● **Instructions to follow**
Only the lines from the start of the data below through the line that contains "10, 11, 12]" are to be copied, exactly and without pictures.

● **Recorded data**
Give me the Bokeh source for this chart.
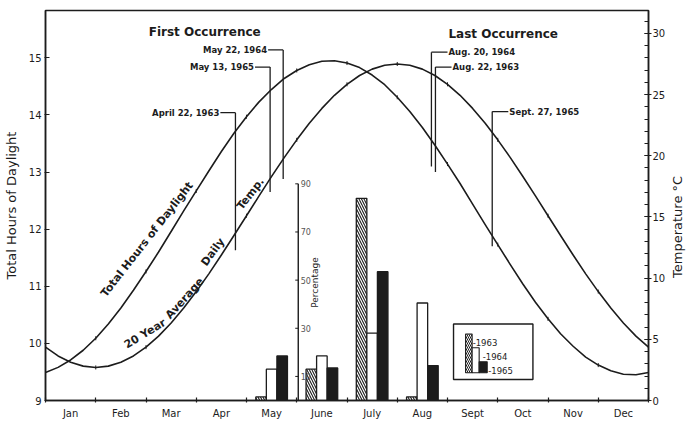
import math
from bokeh.plotting import figure
from bokeh.layouts import row
from bokeh.models import Range1d, LinearAxis, FixedTicker, SingleIntervalTicker
from bokeh.core.properties import value
from bokeh.embed import file_html
from bokeh.resources import INLINE

FONT = "DejaVu Sans"
INK = "#1c1c1c"

# ---------------- data ----------------
months = ["Jan", "Feb", "Mar", "Apr", "May", "June", "July", "Aug", "Sept", "Oct", "Nov", "Dec"]
month_centers = [0.5, 1.5, 2.5, 3.5, 4.5, 5.5, 6.5, 7.5, 8.5, 9.5, 10.5, 11.5]
month_bounds = [0, 1, 2, 3, 4, 5, 6, 7, 8, 9, 10, 11, 12]

# curve sample positions (months since Jan 1, every quarter month)
curve_t = [0, 0.25, 0.5, 0.75, 1, 1.25, 1.5, 1.75, 2, 2.25, 2.5, 2.75, 3, 3.25, 3.5, 3.75,
           4, 4.25, 4.5, 4.75, 5, 5.25, 5.5, 5.75, 6, 6.25, 6.5, 6.75, 7, 7.25, 7.5, 7.75,
           8, 8.25, 8.5, 8.75, 9, 9.25, 9.5, 9.75, 10, 10.25, 10.5, 10.75, 11, 11.25, 11.5,
           11.75, 12]
daylight_hours = [9.49, 9.58, 9.71, 9.88, 10.09, 10.34, 10.62, 10.93, 11.26, 11.60, 11.96,
                  12.32, 12.67, 13.02, 13.36, 13.68, 13.97, 14.23, 14.45, 14.64, 14.78, 14.88,
                  14.94, 14.95, 14.91, 14.83, 14.70, 14.53, 14.31, 14.06, 13.78, 13.47, 13.14,
                  12.80, 12.44, 12.08, 11.73, 11.38, 11.04, 10.72, 10.43, 10.17, 9.95, 9.76,
                  9.62, 9.52, 9.46, 9.45, 9.49]
avg_temp_c = [4.36, 3.64, 3.12, 2.81, 2.70, 2.81, 3.12, 3.64, 4.36, 5.26, 6.33, 7.55, 8.90,
              10.35, 11.89, 13.48, 15.10, 16.72, 18.31, 19.85, 21.30, 22.65, 23.87, 24.94,
              25.84, 26.56, 27.08, 27.39, 27.50, 27.39, 27.08, 26.56, 25.84, 24.94, 23.87,
              22.65, 21.30, 19.85, 18.31, 16.72, 15.10, 13.48, 11.89, 10.35, 8.90, 7.55,
              6.33, 5.26, 4.36]

# percentage of occurrences per month
bar_months = ["May", "June", "July", "Aug"]
bar_centers = [4.5, 5.5, 6.5, 7.5]
pct_1963 = [1.5, 13, 84, 1.5]
pct_1964 = [13, 18.5, 28, 40.5]
pct_1965 = [18.5, 13.5, 53.5, 14.5]
pct_ticks = [10, 30, 50, 70, 90]

# first / last occurrence annotations
first_labels = ["April 22, 1963", "May 13, 1965", "May 22, 1964"]
first_t = [3.78, 4.47, 4.73]
first_top_h = [14.04, 14.84, 15.14]
first_bot_h = [11.63, 12.65, 12.88]

last_labels = ["Aug. 20, 1964", "Aug. 22, 1963", "Sept. 27, 1965"]
last_t = [7.68, 7.76, 8.89]
last_top_h = [15.10, 14.84, 14.06]
last_bot_h = [13.10, 13.00, 11.70]

# ---------------- figure ----------------
p = figure(width=668, height=421, x_range=Range1d(0, 12), y_range=Range1d(9, 15.83),
           output_backend="svg", toolbar_location=None,
           min_border_left=43, min_border_right=18, min_border_top=10, min_border_bottom=18)
p.extra_y_ranges = {"temp": Range1d(0, 31.87), "pct": Range1d(0, 162)}
p.xgrid.visible = False
p.ygrid.visible = False
p.outline_line_color = INK
p.outline_line_width = 1.5
p.background_fill_color = "white"
p.border_fill_color = "white"

# bottom axis
xa = p.xaxis[0]
xa.ticker = FixedTicker(ticks=month_centers, minor_ticks=month_bounds)
xa.major_label_overrides = {c: m for c, m in zip(month_centers, months)}
xa.major_tick_line_color = None
xa.minor_tick_in = 3
xa.minor_tick_out = 2
xa.minor_tick_line_color = INK
xa.minor_tick_line_width = 1.2
xa.axis_line_width = 1.5
xa.axis_line_color = INK
xa.major_label_standoff = 1
xa.major_label_text_font = FONT
xa.major_label_text_font_size = "10px"
xa.major_label_text_color = INK

# left axis
ya = p.yaxis[0]
ya.ticker = SingleIntervalTicker(interval=1, num_minor_ticks=0)
ya.axis_label = "Total Hours of Daylight"
ya.axis_label_text_font = FONT
ya.axis_label_text_font_size = "13px"
ya.axis_label_text_font_style = "normal"
ya.axis_label_text_color = INK
ya.axis_label_standoff = 7
ya.major_tick_in = 4
ya.major_tick_out = 1
ya.major_tick_line_color = INK
ya.minor_tick_line_color = None
ya.axis_line_width = 1.5
ya.axis_line_color = INK
ya.major_label_standoff = 3
ya.major_label_text_font = FONT
ya.major_label_text_font_size = "10px"
ya.major_label_text_color = INK

# right axis (temperature); its title is drawn in a slim strip to the right
ra = LinearAxis(y_range_name="temp", ticker=SingleIntervalTicker(interval=5, num_minor_ticks=5))
ra.major_tick_in = 4
ra.major_tick_out = 3
ra.minor_tick_in = 4
ra.minor_tick_out = 0
ra.major_tick_line_color = INK
ra.minor_tick_line_color = INK
ra.axis_line_width = 1.5
ra.axis_line_color = INK
ra.major_label_standoff = 1
ra.major_label_text_font = FONT
ra.major_label_text_font_size = "10px"
ra.major_label_text_color = INK
p.add_layout(ra, "right")

# ---------------- curves ----------------
p.line(curve_t, daylight_hours, line_color=INK, line_width=1.6, line_join="round")
p.line(curve_t, avg_temp_c, y_range_name="temp", line_color=INK, line_width=1.6, line_join="round")
# small month marks on the curves
p.scatter(curve_t[4:-1:4], daylight_hours[4:-1:4], marker="dash", angle=math.pi / 2,
          size=4, line_color=INK, line_width=1)
p.scatter(curve_t[4:-1:4], avg_temp_c[4:-1:4], y_range_name="temp", marker="dash",
          angle=math.pi / 2, size=4, line_color=INK, line_width=1)

def label(x, y, s, size, angle_deg=0, align="center", baseline="middle", style="normal",
          yr="default", color=INK):
    kw = {}
    if yr != "default":
        kw["y_range_name"] = yr
    p.text(x=[x], y=[y], text=[s], text_font=value(FONT), text_font_size=size,
           text_font_style=style, text_color=color, angle=math.radians(angle_deg),
           text_align=align, text_baseline=baseline, **kw)

# curve labels
label(2.02, 11.82, "Total Hours of Daylight", "11px", 52, style="bold")
label(1.98, 10.17, "20 Year", "11px", 31, style="bold")
label(2.77, 10.79, "Average", "11px", 48, style="bold")
label(3.33, 11.60, "Daily", "11px", 54, style="bold")
label(4.08, 12.62, "Temp.", "11px", 52, style="bold")

# ---------------- bars (percentage scale) ----------------
bw = 0.21
p.vbar(x=[c - bw for c in bar_centers], top=pct_1963, width=bw, bottom=0, y_range_name="pct",
       fill_color="white", hatch_pattern="\\", hatch_color=INK, hatch_scale=5, hatch_weight=1.1,
       line_color=INK, line_width=1.3)
p.vbar(x=bar_centers, top=pct_1964, width=bw, bottom=0, y_range_name="pct",
       fill_color="white", line_color=INK, line_width=1.3)
p.vbar(x=[c + bw for c in bar_centers], top=pct_1965, width=bw, bottom=0, y_range_name="pct",
       fill_color=INK, line_color=INK, line_width=1.3)

# inner percentage axis
pax = 5.03
p.segment(x0=[pax], y0=[0], x1=[pax], y1=[max(pct_ticks)], y_range_name="pct",
          line_color=INK, line_width=1.4)
p.segment(x0=[pax - 0.06] * len(pct_ticks), y0=pct_ticks, x1=[pax] * len(pct_ticks), y1=pct_ticks,
          y_range_name="pct", line_color=INK, line_width=1)
p.text(x=[pax + 0.05] * len(pct_ticks), y=pct_ticks, text=[str(v) for v in pct_ticks],
       y_range_name="pct", text_font=value(FONT), text_font_size="8px", text_color="#555555",
       text_align="left", text_baseline="middle")
label(5.37, 49, "Percentage", "9px", 90, yr="pct")

# legend box
p.quad(left=[8.12], right=[9.70], bottom=[8.7], top=[31.8], y_range_name="pct",
       fill_color=None, line_color=INK, line_width=1.4)
p.quad(left=[8.36], right=[8.49], bottom=[11.5], top=[27.6], y_range_name="pct",
       fill_color="white", hatch_pattern="\\", hatch_color=INK, hatch_scale=4, hatch_weight=1,
       line_color=INK, line_width=1.1)
p.quad(left=[8.49], right=[8.63], bottom=[11.5], top=[21.9], y_range_name="pct",
       fill_color="white", line_color=INK, line_width=1.1)
p.quad(left=[8.63], right=[8.79], bottom=[11.5], top=[16.1], y_range_name="pct",
       fill_color=INK, line_color=INK, line_width=1.1)
label(8.50, 24.2, "-1963", "8.5px", align="left", yr="pct")
label(8.70, 18.4, "-1964", "8.5px", align="left", yr="pct")
label(8.81, 12.5, "-1965", "8.5px", align="left", yr="pct")

# ---------------- occurrence annotations ----------------
label(3.21, 15.45, "First  Occurrence", "12px", style="bold")
label(9.15, 15.42, "Last  Occurrence", "12px", style="bold")

p.segment(x0=first_t, y0=first_top_h, x1=first_t, y1=first_bot_h, line_color=INK, line_width=1.3)
p.segment(x0=[t - 0.30 for t in first_t], y0=first_top_h, x1=first_t, y1=first_top_h,
          line_color=INK, line_width=1.3)
p.text(x=[t - 0.32 for t in first_t], y=first_top_h, text=first_labels, text_font=value(FONT),
       text_font_size="8.5px", text_font_style="bold", text_color=INK,
       text_align="right", text_baseline="middle")

p.segment(x0=last_t, y0=last_top_h, x1=last_t, y1=last_bot_h, line_color=INK, line_width=1.3)
p.segment(x0=last_t, y0=last_top_h, x1=[t + 0.32 for t in last_t], y1=last_top_h,
          line_color=INK, line_width=1.3)
p.text(x=[t + 0.34 for t in last_t], y=last_top_h, text=last_labels, text_font=value(FONT),
       text_font_size="8.5px", text_font_style="bold", text_color=INK,
       text_align="left", text_baseline="middle")

# ---------------- slim strip holding the right axis title ----------------
strip = figure(width=20, height=421, x_range=Range1d(0, 1), y_range=Range1d(9, 15.83),
               output_backend="svg", toolbar_location=None,
               x_axis_location=None, y_axis_location=None,
               min_border_left=0, min_border_right=0, min_border_top=10, min_border_bottom=18)
strip.xgrid.visible = False
strip.ygrid.visible = False
strip.outline_line_color = None
strip.background_fill_color = "white"
strip.border_fill_color = "white"
strip.text(x=[0.45], y=[12.04], text=["Temperature °C"], text_font=value(FONT),
           text_font_size="13px", text_color=INK, angle=math.pi / 2,
           text_align="center", text_baseline="middle")

layout = row(p, strip, spacing=0)
open("out.html", "w").write(file_html(layout, INLINE))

● **Solution to this problem**
Give me the Bokeh source for this chart.
import math
from bokeh.plotting import figure
from bokeh.layouts import row
from bokeh.models import Range1d, LinearAxis, FixedTicker, SingleIntervalTicker
from bokeh.core.properties import value
from bokeh.embed import file_html
from bokeh.resources import INLINE

FONT = "DejaVu Sans"
INK = "#1c1c1c"

# ---------------- data ----------------
months = ["Jan", "Feb", "Mar", "Apr", "May", "June", "July", "Aug", "Sept", "Oct", "Nov", "Dec"]
month_centers = [0.5, 1.5, 2.5, 3.5, 4.5, 5.5, 6.5, 7.5, 8.5, 9.5, 10.5, 11.5]
month_bounds = [0, 1, 2, 3, 4, 5, 6, 7, 8, 9, 10, 11, 12]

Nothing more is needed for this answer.